Saturday morning - around 9:45 AM. It's quiet. I'm alone with the animals - but only for a few moments. The weekend is here - the "days off" - however, this is when I feel my OTHER job starts. I'm now full time entertainment director, dietitian, educator, moderator, and all around meanie for a small but opinionated group.
The children and T will be home in just moments - back from Gymnastics at the Y. I take that hour (when I can) to relax, read, bathe, and plan the day. Yep, it's a busy hour - light on the relaxing.
Today's adventure should be another jaunt of geocaching. Dear friends in San Jose introduced us to this last November and we've been hooked every since. It's like a high-tech scavenger hunt and we find that it takes us to areas in our own city (and those we visit) that we wouldn't know about.
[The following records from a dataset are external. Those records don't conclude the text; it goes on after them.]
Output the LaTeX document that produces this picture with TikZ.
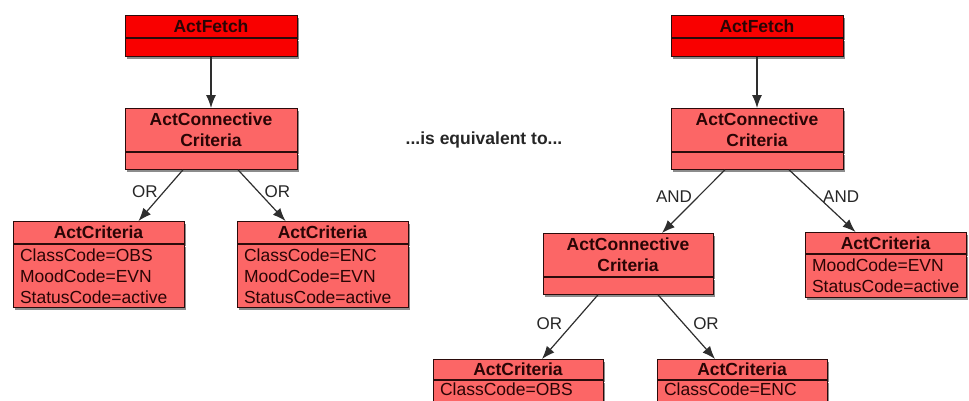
\documentclass[tikz,border=0pt]{standalone}
\usepackage{fontspec}
\setmainfont{Liberation Sans}
\usepackage{xcolor}
\usepackage{tikz}
\usetikzlibrary{positioning, arrows.meta, shadows}

\definecolor{fetchred}{HTML}{F90000}
\definecolor{critred}{HTML}{FC6666}
\definecolor{boxline}{HTML}{2B0B0B}
\definecolor{boxtext}{HTML}{2A0505}
\definecolor{arrowgray}{HTML}{2E2E2E}

\tikzset{
	cls/.style={draw=boxline, fill=critred, line width=0.9pt, inner sep=0pt, minimum width=172pt, text=boxtext, align=center, font=\fontsize{17.5}{21}\selectfont\bfseries, drop shadow={shadow xshift=2pt, shadow yshift=-3pt, opacity=0.45, fill=black}},
	fetch/.style={cls, fill=fetchred},
	attrs/.style={cls, minimum width=0pt, align=left, text width=#1, inner xsep=7pt, font=\fontsize{17.5}{21}\selectfont},
	rel/.style={draw=arrowgray, line width=1.2pt, -{Latex[length=13pt, width=10pt]}},
	op/.style={inner sep=1pt, text=black!85, font=\fontsize{17}{20}\selectfont},
	note/.style={text=black!85, font=\fontsize{17.5}{21}\selectfont\bfseries}
}

\begin{document}
\begin{tikzpicture}[x=1pt, y=-1pt]
	\useasboundingbox (0,0) rectangle (969,400);
	\clip (0,0) rectangle (969,400);
	
	% Left tree
	\node[fetch, anchor=north, minimum height=22pt] (fetchL) at (211,15) {ActFetch};
	\node[fetch, below=0pt of fetchL, minimum height=18pt] (fetchLb) {};
	\node[cls, anchor=north, minimum height=43pt] (connL) at (211,108) {ActConnective\\Criteria};
	\node[cls, below=0pt of connL, minimum height=17pt] (connLb) {};
	\node[cls, anchor=north, minimum width=171pt, minimum height=22pt] (critL1) at (98.5,221) {ActCriteria};
	\node[attrs=157pt, below=0pt of critL1, minimum height=63pt] (critL1b) {ClassCode=OBS\\MoodCode=EVN\\StatusCode=active};
	\node[cls, anchor=north, minimum width=171pt, minimum height=22pt] (critL2) at (322.5,221) {ActCriteria};
	\node[attrs=157pt, below=0pt of critL2, minimum height=63pt] (critL2b) {ClassCode=ENC\\MoodCode=EVN\\StatusCode=active};
	
	\draw[rel] (fetchLb.south) -- (connL.north);
	\draw[rel] ([xshift=-28pt]connLb.south) -- node[op, pos=.42, left=5pt] {OR} ([xshift=40pt]critL1.north);
	\draw[rel] ([xshift=27pt]connLb.south) -- node[op, pos=.42, right=5pt] {OR} ([xshift=-37pt]critL2.north);
	
	% Middle text
	\node[note] (equiv) at (484,140) {...is equivalent to...};
	
	% Right tree
	\node[fetch, anchor=north, minimum height=22pt] (fetchR) at (757,15) {ActFetch};
	\node[fetch, below=0pt of fetchR, minimum height=18pt] (fetchRb) {};
	\node[cls, anchor=north, minimum height=43pt] (connR) at (757,108) {ActConnective\\Criteria};
	\node[cls, below=0pt of connR, minimum height=17pt] (connRb) {};
	\node[cls, anchor=north, minimum width=170pt, minimum height=43pt] (connR2) at (628,233) {ActConnective\\Criteria};
	\node[cls, below=0pt of connR2, minimum width=170pt, minimum height=17pt] (connR2b) {};
	\node[cls, anchor=north, minimum width=161pt, minimum height=21pt] (critR) at (885.5,232) {ActCriteria};
	\node[attrs=147pt, below=0pt of critR, minimum height=43pt] (critRb) {MoodCode=EVN\\StatusCode=active};
	\node[cls, anchor=north, minimum width=170pt, minimum height=20pt] (critR1) at (518,359) {ActCriteria};
	\node[attrs=156pt, below=0pt of critR1, text height=15pt, text depth=30pt] (critR1b) {ClassCode=OBS};
	\node[cls, anchor=north, minimum width=170pt, minimum height=20pt] (critR2) at (742,359) {ActCriteria};
	\node[attrs=156pt, below=0pt of critR2, text height=15pt, text depth=30pt] (critR2b) {ClassCode=ENC};
	
	\draw[rel] (fetchRb.south) -- (connR.north);
	\draw[rel] ([xshift=-32pt]connRb.south) -- node[op, pos=.42, left=5pt] {AND} ([xshift=34pt]connR2.north);
	\draw[rel] ([xshift=32pt]connRb.south) -- node[op, pos=.43, right=4pt] {AND} ([xshift=-30pt]critR.north);
	\draw[rel] ([xshift=-30pt]connR2b.south) -- node[op, pos=.45, left=9pt] {OR} ([xshift=24pt]critR1.north);
	\draw[rel] ([xshift=30pt]connR2b.south) -- node[op, pos=.45, right=8pt] {OR} ([xshift=-27pt]critR2.north);
\end{tikzpicture}
\end{document}
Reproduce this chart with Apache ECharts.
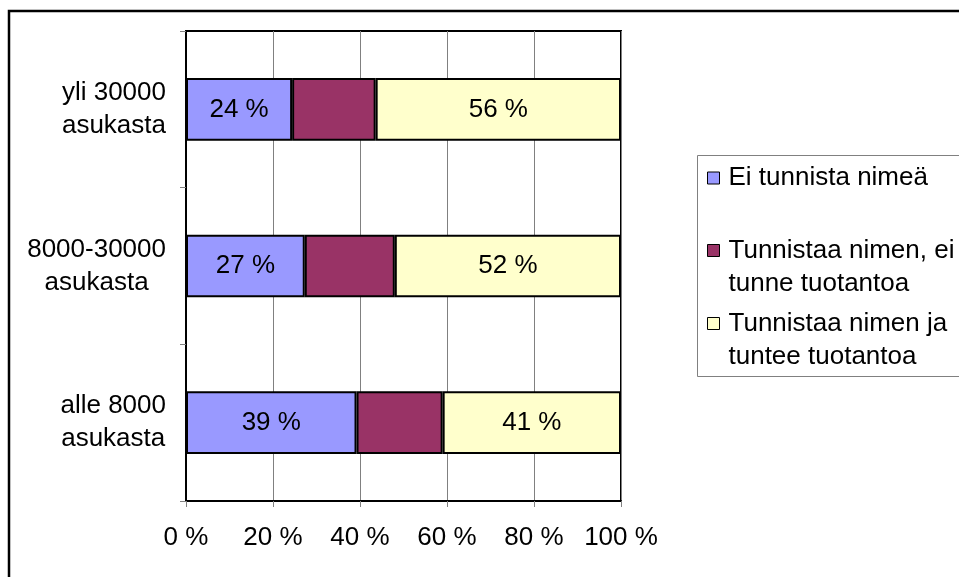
<!DOCTYPE html>
<html>
<head>
<meta charset="utf-8">
<script src="https://cdn.jsdelivr.net/npm/echarts@6/dist/echarts.min.js"></script>
<style>
html,body{margin:0;padding:0;background:#fff;}
#c{width:959px;height:577px;}
</style>
</head>
<body>
<div id="c"></div>
<script>
var categories = ['alle 8000\nasukasta', '8000-30000\nasukasta', 'yli 30000\nasukasta'];
var seriesNames = ['Ei tunnista nimeä', 'Tunnistaa nimen, ei\ntunne tuotantoa', 'Tunnistaa nimen ja\ntuntee tuotantoa'];
var eiTunnista = [39.2, 27.3, 24.4];
var tunnistaaEiTunne = [19.8, 20.7, 19.2];
var tunnistaaTuntee = [41.0, 52.0, 56.4];
var xTicks = [0, 20, 40, 60, 80, 100];
var colors = ['#9999FF', '#993366', '#FFFFCC'];

var FONT = 'Liberation Sans, Arial, sans-serif';
var FS = 26;

var chart = echarts.init(document.getElementById('c'));

function barLabel(show) {
  return {
    show: show,
    position: 'inside',
    color: '#000',
    fontFamily: FONT,
    fontSize: FS,
    formatter: function (p) { return Math.round(p.value) + ' %'; }
  };
}

function legendAt(name, top) {
  var multi = name.indexOf('\n') >= 0;
  return {
    data: [name],
    left: 707,
    top: top,
    orient: 'vertical',
    padding: 0,
    icon: 'rect',
    itemWidth: 12,
    itemHeight: 12,
    selectedMode: false,
    itemStyle: { borderColor: '#000', borderWidth: 1 },
    formatter: function (n) { return multi ? ' \n' + n : n; },
    textStyle: {
      fontFamily: FONT,
      fontSize: FS,
      color: '#000',
      lineHeight: 33,
      padding: [0, 0, 0, 4]
    }
  };
}

var option = {
  backgroundColor: '#fff',
  animation: false,
  color: colors,
  graphic: [
    { type: 'rect', z: -10, shape: { x: 9, y: 11, width: 1100, height: 800 },
      style: { fill: 'none', stroke: '#000', lineWidth: 2.5 } },
    { type: 'rect', z: -10, shape: { x: 697.5, y: 155.5, width: 400, height: 221 },
      style: { fill: 'none', stroke: '#808080', lineWidth: 1 } }
  ],
  legend: [
    legendAt(seriesNames[0], 161.5),
    legendAt(seriesNames[1], 201),
    legendAt(seriesNames[2], 274)
  ],
  grid: {
    left: 186, top: 31, width: 435, height: 470,
    show: true, borderColor: '#000', borderWidth: 2, backgroundColor: 'transparent'
  },
  xAxis: {
    type: 'value',
    min: xTicks[0],
    max: xTicks[xTicks.length - 1],
    interval: 20,
    axisLine: { show: true, lineStyle: { color: '#000', width: 2 } },
    axisTick: { show: true, length: 6, lineStyle: { color: '#808080' } },
    splitLine: { show: true, lineStyle: { color: '#808080', width: 1 } },
    axisLabel: {
      margin: 24,
      color: '#000',
      fontFamily: FONT,
      fontSize: FS,
      lineHeight: 26,
      formatter: function (v) { return v + ' %'; }
    }
  },
  yAxis: {
    type: 'category',
    data: categories,
    axisLine: { show: true, lineStyle: { color: '#000', width: 2 } },
    axisTick: { show: true, length: 6, lineStyle: { color: '#808080' } },
    splitLine: { show: false },
    axisLabel: {
      margin: 20,
      color: '#000',
      fontFamily: FONT,
      fontSize: FS,
      lineHeight: 33,
      formatter: function (v) {
        return v.split('\n').map(function (s) { return '{c|' + s + '}'; }).join('\n');
      },
      rich: { c: { align: 'center', fontFamily: FONT, fontSize: FS, lineHeight: 33, color: '#000' } }
    }
  },
  series: [
    { name: seriesNames[0], type: 'bar', stack: 't', data: eiTunnista, barWidth: '40%',
      itemStyle: { color: colors[0], borderColor: '#000', borderWidth: 2 }, label: barLabel(true) },
    { name: seriesNames[1], type: 'bar', stack: 't', data: tunnistaaEiTunne, barWidth: '40%',
      itemStyle: { color: colors[1], borderColor: '#000', borderWidth: 2 }, label: barLabel(false) },
    { name: seriesNames[2], type: 'bar', stack: 't', data: tunnistaaTuntee, barWidth: '40%',
      itemStyle: { color: colors[2], borderColor: '#000', borderWidth: 2 }, label: barLabel(true) }
  ]
};
chart.setOption(option);
</script>
</body>
</html>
Sounds like my time is up. The quiet is about to disappear. So here's the question rolling around in my head today. Is it wrong to really want a true day off? One that has no responsibilities, no requirements. Remember when you were younger, and aside from working off that Friday-night hangover - your commitments were only the ones you made for yourself? I could spend an entire day doing things for ME. Now, when I actually work up the nerve to request time alone I'm plagued with guilt. I love being a mom, a parent, a guide, but where am I going? How much more can I teach without being given the opportunity to learn? And how does one learn without being out on their own from time-to-time?